WHAT THE TASK REQUIRES → Show all lines holding "with".
# start of DATA PROVIDED
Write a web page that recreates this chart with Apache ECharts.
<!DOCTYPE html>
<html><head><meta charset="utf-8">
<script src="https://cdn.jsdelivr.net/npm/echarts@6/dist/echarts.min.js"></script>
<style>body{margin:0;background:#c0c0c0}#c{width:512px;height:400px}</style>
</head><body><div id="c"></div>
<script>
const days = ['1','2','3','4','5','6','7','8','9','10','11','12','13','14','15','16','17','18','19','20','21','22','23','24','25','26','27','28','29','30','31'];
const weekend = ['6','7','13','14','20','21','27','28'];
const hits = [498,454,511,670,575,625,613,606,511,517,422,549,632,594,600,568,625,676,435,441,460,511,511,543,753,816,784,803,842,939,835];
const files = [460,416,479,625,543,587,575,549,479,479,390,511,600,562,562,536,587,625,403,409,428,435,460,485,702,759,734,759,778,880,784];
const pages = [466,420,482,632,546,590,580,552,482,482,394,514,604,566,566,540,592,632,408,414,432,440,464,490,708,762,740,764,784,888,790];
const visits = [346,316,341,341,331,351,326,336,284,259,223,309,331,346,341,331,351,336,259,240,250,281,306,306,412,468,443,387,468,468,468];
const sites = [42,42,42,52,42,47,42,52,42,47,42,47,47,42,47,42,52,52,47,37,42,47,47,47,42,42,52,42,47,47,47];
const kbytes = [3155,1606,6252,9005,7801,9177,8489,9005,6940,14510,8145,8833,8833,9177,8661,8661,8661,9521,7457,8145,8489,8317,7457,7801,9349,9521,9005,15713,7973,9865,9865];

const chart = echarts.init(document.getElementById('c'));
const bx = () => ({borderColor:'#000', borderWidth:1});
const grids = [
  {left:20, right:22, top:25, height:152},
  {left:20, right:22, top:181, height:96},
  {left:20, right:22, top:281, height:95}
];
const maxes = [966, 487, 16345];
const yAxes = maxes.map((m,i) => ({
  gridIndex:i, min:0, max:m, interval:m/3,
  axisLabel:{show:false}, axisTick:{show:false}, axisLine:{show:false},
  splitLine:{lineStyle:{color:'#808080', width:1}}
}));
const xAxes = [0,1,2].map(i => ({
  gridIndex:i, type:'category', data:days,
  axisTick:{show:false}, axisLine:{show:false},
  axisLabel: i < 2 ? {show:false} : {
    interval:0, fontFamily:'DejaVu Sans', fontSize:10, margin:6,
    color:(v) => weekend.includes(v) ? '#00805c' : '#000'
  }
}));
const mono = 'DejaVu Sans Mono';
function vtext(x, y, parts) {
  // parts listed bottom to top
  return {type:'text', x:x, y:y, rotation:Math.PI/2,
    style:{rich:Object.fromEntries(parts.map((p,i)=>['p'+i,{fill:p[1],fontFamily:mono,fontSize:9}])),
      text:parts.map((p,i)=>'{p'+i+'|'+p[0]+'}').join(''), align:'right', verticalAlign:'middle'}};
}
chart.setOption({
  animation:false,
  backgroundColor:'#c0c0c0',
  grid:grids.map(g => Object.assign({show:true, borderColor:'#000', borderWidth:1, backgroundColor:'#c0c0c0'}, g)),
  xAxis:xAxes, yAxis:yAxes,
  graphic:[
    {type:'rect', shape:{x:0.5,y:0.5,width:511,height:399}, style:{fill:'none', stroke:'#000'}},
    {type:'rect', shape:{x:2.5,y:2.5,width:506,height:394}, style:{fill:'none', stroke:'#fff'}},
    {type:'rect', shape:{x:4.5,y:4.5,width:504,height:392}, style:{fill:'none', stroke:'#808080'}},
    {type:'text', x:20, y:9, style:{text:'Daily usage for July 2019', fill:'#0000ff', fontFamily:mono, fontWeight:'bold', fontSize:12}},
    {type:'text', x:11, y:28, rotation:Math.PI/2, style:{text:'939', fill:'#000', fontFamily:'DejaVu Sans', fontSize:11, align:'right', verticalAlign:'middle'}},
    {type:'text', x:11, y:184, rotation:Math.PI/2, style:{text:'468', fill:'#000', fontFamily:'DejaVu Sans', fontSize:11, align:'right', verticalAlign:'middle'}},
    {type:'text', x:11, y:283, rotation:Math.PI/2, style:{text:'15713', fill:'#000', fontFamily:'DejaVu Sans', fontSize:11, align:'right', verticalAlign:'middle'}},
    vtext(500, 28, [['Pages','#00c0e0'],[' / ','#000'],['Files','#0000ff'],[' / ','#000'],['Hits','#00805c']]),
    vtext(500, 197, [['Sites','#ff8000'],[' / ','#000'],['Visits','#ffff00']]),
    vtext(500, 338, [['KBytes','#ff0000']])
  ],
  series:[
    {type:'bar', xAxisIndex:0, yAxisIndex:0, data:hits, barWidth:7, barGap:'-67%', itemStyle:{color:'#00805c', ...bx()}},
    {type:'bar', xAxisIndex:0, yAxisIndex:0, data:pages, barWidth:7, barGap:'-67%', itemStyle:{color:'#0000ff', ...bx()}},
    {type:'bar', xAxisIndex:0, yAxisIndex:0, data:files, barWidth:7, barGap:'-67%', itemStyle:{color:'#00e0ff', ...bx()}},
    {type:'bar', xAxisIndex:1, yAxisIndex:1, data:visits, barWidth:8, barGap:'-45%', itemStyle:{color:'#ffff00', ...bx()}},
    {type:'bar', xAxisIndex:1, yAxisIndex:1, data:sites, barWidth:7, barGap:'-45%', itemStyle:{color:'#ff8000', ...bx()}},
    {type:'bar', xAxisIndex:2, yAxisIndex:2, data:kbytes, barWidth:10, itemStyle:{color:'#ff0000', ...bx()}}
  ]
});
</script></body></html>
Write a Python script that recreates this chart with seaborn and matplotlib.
# end of DATA PROVIDED
EXERCISE OUTPUT →
Write a web page that recreates this chart with Apache ECharts.
Write a Python script that recreates this chart with seaborn and matplotlib.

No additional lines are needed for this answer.